_WHAT THE EXERCISE ASKS_.
Begin at the first line of the data and copy each line through the one containing "const yTickValues = [-20, -10, 0, 10, 20, 30];", that line included, with no pictures.

################

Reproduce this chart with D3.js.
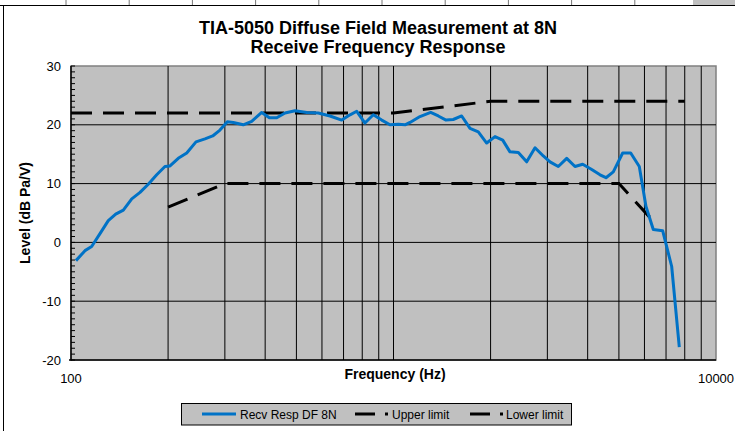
<!DOCTYPE html>
<html>
<head>
<meta charset="utf-8">
<script src="https://cdn.jsdelivr.net/npm/d3@7"></script>
<style>
  html, body { margin: 0; padding: 0; background: #fff; }
  svg { display: block; font-family: "Liberation Sans", Arial, sans-serif; }
</style>
</head>
<body>
<svg id="chart" width="735" height="431"></svg>
<script>
// ---- data ----
const titleLines = ["TIA-5050 Diffuse Field Measurement at 8N", "Receive Frequency Response"];
const xTitle = "Frequency (Hz)";
const yTitle = "Level (dB Pa/V)";
const xTickLabels = [100, 10000];
const yTickValues = [-20, -10, 0, 10, 20, 30];

const respFreq = [103.6, 110.5, 115.9, 123.0, 130.5, 137.6, 145.3, 154.3, 163.7, 173.6, 184.4, 195.6, 202.8,
  215.1, 228.5, 244.1, 260.3, 275.0, 289.7, 305.3, 318.6, 342.1, 363.3, 390.3, 412.1, 434.5, 460.9, 495.0,
  538.2, 584.6, 635.5, 690.9, 733.3, 769.2, 815.7, 865.6, 919.3, 975.2, 1035, 1086, 1125, 1208, 1304, 1377,
  1455, 1532, 1627, 1727, 1832, 1945, 2064, 2181, 2297, 2438, 2588, 2747, 2914, 3057, 3243, 3444, 3654,
  3861, 4118, 4369, 4559, 4803, 5136, 5439, 5783, 6066, 6391, 6833, 7288, 7694];
const respLevel = [-3.1, -1.4, -0.7, 1.5, 3.7, 4.8, 5.5, 7.4, 8.5, 9.9, 11.5, 12.9, 13.0,
  14.3, 15.2, 17.1, 17.6, 18.1, 19.1, 20.5, 20.4, 20.0, 20.6, 22.1, 21.2, 21.2, 22.0, 22.4,
  22.1, 22.0, 21.5, 20.8, 21.7, 22.3, 20.3, 21.7, 20.8, 20.0, 20.1, 20.0, 20.4, 21.4, 22.1, 21.5,
  20.8, 20.9, 21.5, 19.4, 18.8, 16.9, 18.0, 17.4, 15.4, 15.3, 13.7, 16.1, 14.7, 13.7, 12.9, 14.3, 12.9,
  13.3, 12.4, 11.5, 11.0, 12.0, 15.2, 15.2, 12.9, 6.1, 2.2, 2.0, -4.1, -17.8];

const upperFreq = [100, 1000, 2000, 8000];
const upperLevel = [22, 22, 24, 24];
const lowerFreq = [200, 300, 5000, 6300];
const lowerLevel = [6, 10, 10, 4];

const legendLabels = ["Recv Resp DF 8N", "Upper limit", "Lower limit"];

// ---- drawing ----
const svg = d3.select("#chart");
const plot = { left: 71, right: 716, top: 66, bottom: 360 };
const x = d3.scaleLog().domain([100, 10000]).range([plot.left, plot.right]);
const y = d3.scaleLinear().domain([-20, 30]).range([plot.bottom, plot.top]);

// page furniture (spreadsheet edge)
svg.append("line").attr("x1", 0).attr("x2", 735).attr("y1", 5.5).attr("y2", 5.5)
  .attr("stroke", "#000").attr("stroke-width", 1);
d3.range(66, 700, 63.2).forEach(px => {
  svg.append("line").attr("x1", px).attr("x2", px).attr("y1", 0).attr("y2", 5)
    .attr("stroke", "#777").attr("stroke-width", 1);
});
svg.append("rect").attr("x", 693).attr("y", 0).attr("width", 42).attr("height", 5).attr("fill", "#c0c0c0");
svg.append("line").attr("x1", 3.5).attr("x2", 3.5).attr("y1", 5.5).attr("y2", 431)
  .attr("stroke", "#000").attr("stroke-width", 1);

// title
svg.append("g").selectAll("text").data(titleLines).join("text")
  .attr("x", 378).attr("y", (d, i) => 34 + i * 18.5)
  .attr("text-anchor", "middle").attr("font-weight", "bold").attr("font-size", 18)
  .attr("fill", "#000").text(d => d);

// plot background
svg.append("rect").attr("x", plot.left).attr("y", plot.top)
  .attr("width", plot.right - plot.left).attr("height", plot.bottom - plot.top)
  .attr("fill", "#c0c0c0").attr("stroke", "#808080").attr("stroke-width", 1.5);

// grid lines
const gridX = x.ticks().filter(v => v > 100 && v < 10000);
svg.append("g").selectAll("line").data(gridX).join("line")
  .attr("x1", d => x(d)).attr("x2", d => x(d)).attr("y1", plot.top).attr("y2", plot.bottom)
  .attr("stroke", "#000").attr("stroke-width", 1);
const gridY = yTickValues.filter(v => v > -20 && v < 30);
svg.append("g").selectAll("line").data(gridY).join("line")
  .attr("x1", plot.left).attr("x2", plot.right).attr("y1", d => y(d)).attr("y2", d => y(d))
  .attr("stroke", "#000").attr("stroke-width", 1);

// axes lines
svg.append("line").attr("x1", plot.left).attr("x2", plot.left).attr("y1", plot.top).attr("y2", plot.bottom + 0.5)
  .attr("stroke", "#000").attr("stroke-width", 1.5);
svg.append("line").attr("x1", plot.left - 2).attr("x2", plot.right).attr("y1", plot.bottom).attr("y2", plot.bottom)
  .attr("stroke", "#000").attr("stroke-width", 1.5);

// y minor ticks (inside)
const minorY = d3.range(-20, 31, 1);
svg.append("g").selectAll("line").data(minorY).join("line")
  .attr("x1", plot.left).attr("x2", plot.left + 4).attr("y1", d => y(d)).attr("y2", d => y(d))
  .attr("stroke", "#000").attr("stroke-width", 1);

// y tick labels
svg.append("g").selectAll("text").data(yTickValues).join("text")
  .attr("x", 61).attr("y", d => y(d) + 4.5).attr("text-anchor", "end")
  .attr("font-size", 13).attr("fill", "#000").text(d => d);

// x tick labels
svg.append("g").selectAll("text").data(xTickLabels).join("text")
  .attr("x", d => x(d)).attr("y", 383).attr("text-anchor", "middle")
  .attr("font-size", 13).attr("fill", "#000").text(d => d);

// axis titles
svg.append("text").attr("x", 395).attr("y", 379).attr("text-anchor", "middle")
  .attr("font-weight", "bold").attr("font-size", 14).text(xTitle);
svg.append("text").attr("transform", `translate(30,${(plot.top + plot.bottom) / 2}) rotate(-90)`)
  .attr("text-anchor", "middle").attr("font-weight", "bold").attr("font-size", 14).text(yTitle);

// series
const line = d3.line().x(d => x(d[0])).y(d => y(d[1]));
const upper = upperFreq.map((f, i) => [f, upperLevel[i]]);
const lower = lowerFreq.map((f, i) => [f, lowerLevel[i]]);
const resp = respFreq.map((f, i) => [f, respLevel[i]]);

svg.append("path").datum(upper).attr("d", line).attr("fill", "none")
  .attr("stroke", "#000").attr("stroke-width", 3).attr("stroke-dasharray", "21,11");
svg.append("path").datum(lower).attr("d", line).attr("fill", "none")
  .attr("stroke", "#000").attr("stroke-width", 3).attr("stroke-dasharray", "21,11");
svg.append("path").datum(resp).attr("d", line).attr("fill", "none")
  .attr("stroke", "#0072c6").attr("stroke-width", 3).attr("stroke-linejoin", "round");

// legend
const lg = svg.append("g");
lg.append("rect").attr("x", 181.5).attr("y", 403.5).attr("width", 390).attr("height", 21.5)
  .attr("fill", "#c0c0c0").attr("stroke", "#000").attr("stroke-width", 1);
const legendItems = [
  { label: legendLabels[0], x0: 202, x1: 236, tx: 240, color: "#0072c6", dash: null },
  { label: legendLabels[1], x0: 355, x1: 388, tx: 392, color: "#000", dash: "20,10" },
  { label: legendLabels[2], x0: 470, x1: 503, tx: 506, color: "#000", dash: "20,10" }
];
legendItems.forEach(it => {
  lg.append("line").attr("x1", it.x0).attr("x2", it.x1).attr("y1", 414).attr("y2", 414)
    .attr("stroke", it.color).attr("stroke-width", 3).attr("stroke-dasharray", it.dash);
  lg.append("text").attr("x", it.tx).attr("y", 418.5).attr("font-size", 12).attr("fill", "#000").text(it.label);
});
</script>
</body>
</html>
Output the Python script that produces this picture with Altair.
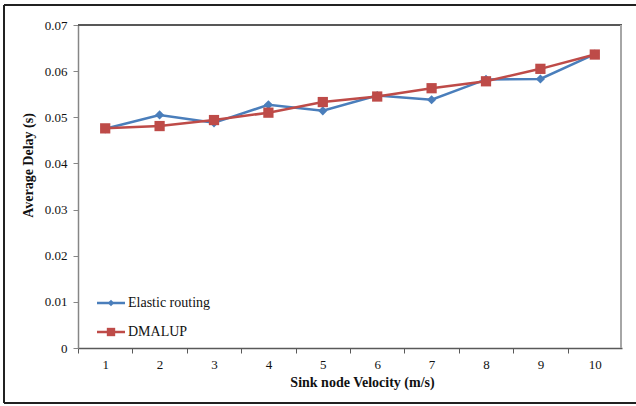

################

_CORRECT ANSWER_.
Reproduce this chart with D3.js.
<!DOCTYPE html>
<html>
<head>
<meta charset="utf-8">
<script src="https://cdn.jsdelivr.net/npm/d3@7"></script>
<style>
  html, body { margin: 0; padding: 0; background: #fff; }
  svg { display: block; font-family: "Liberation Sans", Arial, sans-serif; }
</style>
</head>
<body>
<svg id="chart" width="735" height="431"></svg>
<script>
// ---- data ----
const titleLines = ["TIA-5050 Diffuse Field Measurement at 8N", "Receive Frequency Response"];
const xTitle = "Frequency (Hz)";
const yTitle = "Level (dB Pa/V)";
const xTickLabels = [100, 10000];
const yTickValues = [-20, -10, 0, 10, 20, 30];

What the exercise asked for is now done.